Ever since I was in middle school, I’ve been carrying my bike up and riding down the mountains around Osaka, the peaks of Mt. Shigi and Mt. Kongo among them.
Whenever I’d find a nice-looking spot, I’d stop to boil water for coffee and eat some cookies.
Too young to really care for or even enjoy the flavor of the coffee, I simply loved the idea of it.
Around this time, I was redoing the walls of my childhood bedroom. I got the materials from the local lumberyard, but naturally as I couldn’t drive a car just yet, I borrowed a bike to take them home. The bike was a kind of utility bike with a big and heavy sidecar, the likes of which you would never see around today. It’s no easy task to ride straight on a bike with a sidecar attached! But still, it was fun to try.
I put up the planks (which were, now that I think of it, printed laminated plywood) along the walls of my bedroom all by myself. When I finished, my room suddenly felt like a little mountain cabin. Under the glow of a tiny bulb light, I would read a book and relish in the atmosphere.

When I got my driver’s license at 16, all I ever did was ride up the mountain roads with my off-road motorbike.
No matter when, even in the evenings during the week, my friends and I would get up, toss a frypan in our rucksack, and ride to the mountains of the nearby suburbs to cook up something to eat.
Or we’d strap a tent and our sleeping bags to the back seats and just head out somewhere. We didn’t decide things like where we were going to sleep in advance. We simply went. When it got dark, we would get something light to eat, go into the mountain to sleep, and ride out again in the morning.
And during the summer holidays when I was 17, I took the ferry to Hokkaido, a place I had longed to visit, and stayed for a few weeks.
In the pre-iPhone era, you used your intuition to find your way around. And when you got lost, you asked a passerby. It was fun to talk to people you didn’t know.
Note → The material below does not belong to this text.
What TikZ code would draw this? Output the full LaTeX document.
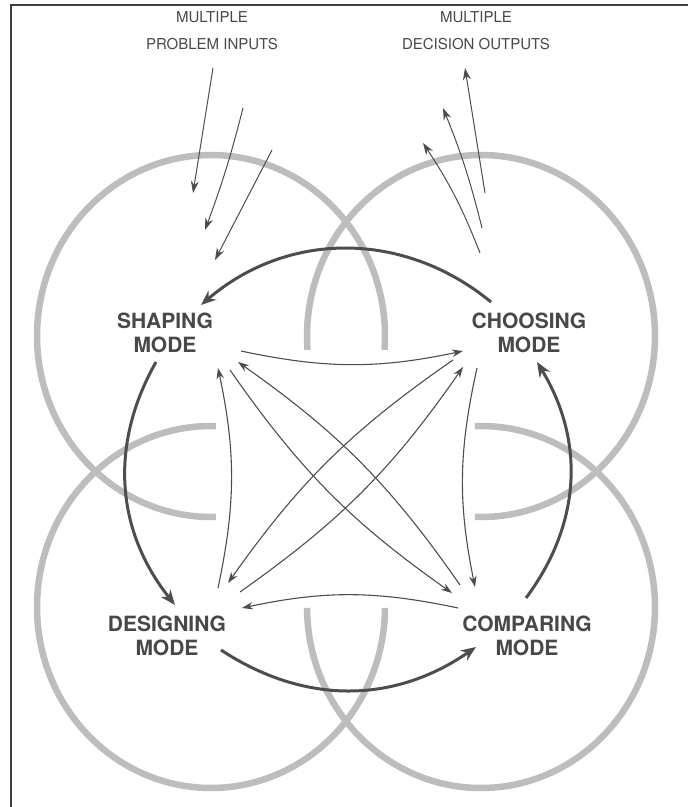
\documentclass[tikz,border=0pt]{standalone}
\usepackage{fontspec}
\setmainfont{TeX Gyre Heros}
\usepackage{tikz}
\usetikzlibrary{arrows.meta, positioning}
\definecolor{ringgray}{HTML}{BDBDBD}
\definecolor{arrowdark}{HTML}{4D4D4D}
\definecolor{labeldark}{HTML}{484848}

\begin{document}
\begin{tikzpicture}[x=1pt, y=1pt,
  ring/.style={ringgray, line width=6.5pt},
  modelabel/.style={font=\fontsize{21}{24}\selectfont\bfseries, text=labeldark, align=center, inner sep=0pt},
  toplabel/.style={font=\fontsize{15}{27}\selectfont, text=labeldark, align=center, inner sep=0pt},
  bigarrow/.style={-{Stealth[length=15pt,width=12pt]}, line width=3pt, arrowdark},
  linkarrow/.style={-{Stealth[length=11pt,width=7.5pt]}, line width=1.1pt, arrowdark},
  flowarrow/.style={-{Stealth[length=12pt,width=8pt]}, line width=1pt, arrowdark}]
\useasboundingbox (0,0) rectangle (688,807);

% Frame
\draw[black!75, line width=1.3pt] (688,802) -- (11,802) -- (11,0);

% Four rings, inner quarters left open
\draw[ring] (211,471) ++(-4.4:174 and 181) arc[start angle=-4.4, end angle=271.6, x radius=174, y radius=181];
\draw[ring] (481,471) ++(-92:174 and 181) arc[start angle=-92, end angle=184.4, x radius=174, y radius=181];
\draw[ring] (211,200) ++(88.4:174 and 181) arc[start angle=88.4, end angle=359.7, x radius=174, y radius=181];
\draw[ring] (481,200) ++(180.3:174 and 181) arc[start angle=180.3, end angle=452, x radius=174, y radius=181];

% Top labels
\node[toplabel] (inputs) at (212,776) {MULTIPLE\\PROBLEM INPUTS};
\node[toplabel] (outputs) at (476,776) {MULTIPLE\\DECISION OUTPUTS};

% Modes
\node[modelabel] (shaping) at (165,474) {SHAPING\\MODE};
\node[modelabel] (choosing) at (529,474) {CHOOSING\\MODE};
\node[modelabel] (designing) at (167,171) {DESIGNING\\MODE};
\node[modelabel] (comparing) at (527,171) {COMPARING\\MODE};

% Problem inputs
\coordinate (prob1) at (213,739); \coordinate (prob1tip) at (193,614);
\coordinate (prob2) at (243,699); \coordinate (prob2tip) at (205,577);
\coordinate (prob3) at (272,657); \coordinate (prob3tip) at (215,547);
\draw[flowarrow] (prob1) -- (prob1tip);
\draw[flowarrow] (prob2) to[bend left=3] (prob2tip);
\draw[flowarrow] (prob3) -- (prob3tip);

% Decision outputs
\coordinate (dec1) at (485,614); \coordinate (dec1tip) at (465,739);
\coordinate (dec2) at (482,579); \coordinate (dec2tip) at (443,699);
\coordinate (dec3) at (480,554); \coordinate (dec3tip) at (423,664);
\draw[flowarrow] (dec1) -- (dec1tip);
\draw[flowarrow] (dec2) to[bend right=4] (dec2tip);
\draw[flowarrow] (dec3) to[bend right=6] (dec3tip);

% Main cycle
\draw[bigarrow] ([shift={(-38,31)}]choosing.center) to[bend right=40] ([shift={(36,28)}]shaping.center);
\draw[bigarrow] ([shift={(-9,-29)}]shaping.center) to[bend right=34] ([shift={(8,31)}]designing.center);
\draw[bigarrow] ([shift={(54,-14)}]designing.center) to[bend right=34] ([shift={(-51,-11)}]comparing.center);
\draw[bigarrow] ([shift={(-1,38)}]comparing.center) to[bend right=34] ([shift={(8,-29)}]choosing.center);

% Links between modes
\draw[linkarrow] ([shift={(76,-18)}]shaping.center) to[bend right=12] ([shift={(-66,-18)}]choosing.center);
\draw[linkarrow] ([shift={(51,48)}]designing.center) to[bend right=12] ([shift={(53,-35)}]shaping.center);
\draw[linkarrow] ([shift={(-52,-35)}]choosing.center) to[bend right=12] ([shift={(-52,49)}]comparing.center);
\draw[linkarrow] ([shift={(-69,28)}]comparing.center) to[bend right=12] ([shift={(75,28)}]designing.center);
\draw[linkarrow] ([shift={(-67,51)}]comparing.center) to[bend right=10] ([shift={(73,-29)}]shaping.center);
\draw[linkarrow] ([shift={(65,-37)}]shaping.center) to[bend right=10] ([shift={(-75,43)}]comparing.center);
\draw[linkarrow] ([shift={(73,44)}]designing.center) to[bend right=10] ([shift={(-66,-34)}]choosing.center);
\draw[linkarrow] ([shift={(-76,-27)}]choosing.center) to[bend right=10] ([shift={(61,53)}]designing.center);
\end{tikzpicture}
\end{document}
In high school, I found the place that I’ve loved ever since. This mountain, which sits on the northern edge of Osaka, is covered in silver grass and offers a completely clear, 360-degree view from the summit. Looking out, mountain peaks appear to overlap in layers across a seemingly endless distance.

“Wanna head out now? Think we’ll make it before sundown?” My friends and I would dash to the mountaintop in a little over an hour. Barely making it in time, we would struggle to catch our breath as we gazed out at the beautiful sky before us.
One day, we arrived late in the evening and put up our tent. In the middle of the night, the weather suddenly turned tempestuous. Me and my two friends, barely protected inside our little tent, struggled to hold it down as the wind jostled it and threatened to blow it away. It was then that I learned that wind clashing with itself makes a sound like a thud. We could hear the roar and crack of thunder and lightning all around us. I thought I’d get struck by lightning and die right then and there. But eventually it became quiet, and we woke to a serene morning.
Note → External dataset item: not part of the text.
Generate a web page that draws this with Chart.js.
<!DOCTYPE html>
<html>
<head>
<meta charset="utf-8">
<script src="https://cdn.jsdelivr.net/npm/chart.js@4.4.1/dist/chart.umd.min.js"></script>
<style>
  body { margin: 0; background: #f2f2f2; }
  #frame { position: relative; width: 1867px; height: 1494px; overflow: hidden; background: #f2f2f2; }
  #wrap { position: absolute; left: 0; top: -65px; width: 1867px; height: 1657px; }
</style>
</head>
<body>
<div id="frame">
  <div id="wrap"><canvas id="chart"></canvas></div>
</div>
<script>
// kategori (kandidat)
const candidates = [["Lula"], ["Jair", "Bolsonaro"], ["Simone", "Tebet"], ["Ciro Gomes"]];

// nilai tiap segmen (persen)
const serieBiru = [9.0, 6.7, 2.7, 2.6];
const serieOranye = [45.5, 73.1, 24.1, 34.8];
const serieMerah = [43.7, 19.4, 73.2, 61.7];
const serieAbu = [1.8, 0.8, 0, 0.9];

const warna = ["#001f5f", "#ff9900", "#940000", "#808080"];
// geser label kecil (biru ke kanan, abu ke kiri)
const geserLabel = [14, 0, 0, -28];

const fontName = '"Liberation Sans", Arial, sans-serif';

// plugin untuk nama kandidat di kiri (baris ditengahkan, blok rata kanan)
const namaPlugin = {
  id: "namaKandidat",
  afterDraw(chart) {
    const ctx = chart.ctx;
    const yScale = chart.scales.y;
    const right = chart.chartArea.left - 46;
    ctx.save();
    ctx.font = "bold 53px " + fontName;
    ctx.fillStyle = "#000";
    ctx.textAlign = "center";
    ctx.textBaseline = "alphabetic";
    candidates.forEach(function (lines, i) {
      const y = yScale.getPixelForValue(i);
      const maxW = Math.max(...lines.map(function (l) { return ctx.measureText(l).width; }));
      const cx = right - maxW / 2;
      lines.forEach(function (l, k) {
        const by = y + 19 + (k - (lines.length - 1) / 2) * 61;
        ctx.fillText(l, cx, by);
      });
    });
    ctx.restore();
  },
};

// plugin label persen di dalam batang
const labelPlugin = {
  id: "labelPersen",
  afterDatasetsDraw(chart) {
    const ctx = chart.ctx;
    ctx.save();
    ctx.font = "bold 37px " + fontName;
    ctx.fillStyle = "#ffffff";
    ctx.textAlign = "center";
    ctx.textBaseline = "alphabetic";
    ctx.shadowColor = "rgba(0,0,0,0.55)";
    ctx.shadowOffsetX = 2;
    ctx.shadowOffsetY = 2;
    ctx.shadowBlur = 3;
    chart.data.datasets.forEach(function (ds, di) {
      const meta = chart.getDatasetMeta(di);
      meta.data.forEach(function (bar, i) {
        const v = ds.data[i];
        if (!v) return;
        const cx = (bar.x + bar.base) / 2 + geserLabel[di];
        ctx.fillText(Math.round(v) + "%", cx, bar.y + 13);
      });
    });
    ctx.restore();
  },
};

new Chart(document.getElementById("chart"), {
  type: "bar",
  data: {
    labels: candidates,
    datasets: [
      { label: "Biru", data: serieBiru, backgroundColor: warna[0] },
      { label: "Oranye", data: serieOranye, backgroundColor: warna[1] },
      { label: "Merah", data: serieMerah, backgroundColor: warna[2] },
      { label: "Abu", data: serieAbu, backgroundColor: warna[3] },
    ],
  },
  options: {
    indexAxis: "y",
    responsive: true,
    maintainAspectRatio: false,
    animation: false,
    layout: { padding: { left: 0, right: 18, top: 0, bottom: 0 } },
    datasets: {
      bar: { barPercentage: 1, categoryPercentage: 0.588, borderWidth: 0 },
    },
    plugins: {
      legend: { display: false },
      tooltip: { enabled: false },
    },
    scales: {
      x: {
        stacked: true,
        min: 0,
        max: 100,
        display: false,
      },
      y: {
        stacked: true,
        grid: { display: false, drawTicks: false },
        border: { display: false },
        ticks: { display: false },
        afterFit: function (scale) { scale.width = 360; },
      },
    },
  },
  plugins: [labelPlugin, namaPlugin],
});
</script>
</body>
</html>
As I loved this kind of “outdoor life”, I would devour outdoor magazines.
It was precisely around the time that I was thinking about what I was going to do with my life and my future that I saw an article in one such magazine for Matsumoto Technical College in Nagano. “Making furniture in the fresh air of Nagano with all those mountains around? This is it, right?” I immediately went for a tour of the campus and knew what I was going to do.
The making of furniture that came out of that serendipitous glance in a magazine has continued for almost 40 years and is still going strong.

To this day I go back to enjoy the view from the mountaintop. Almost nothing has changed; it is still the same.

I could say the same for myself. I just keep on doing what I like.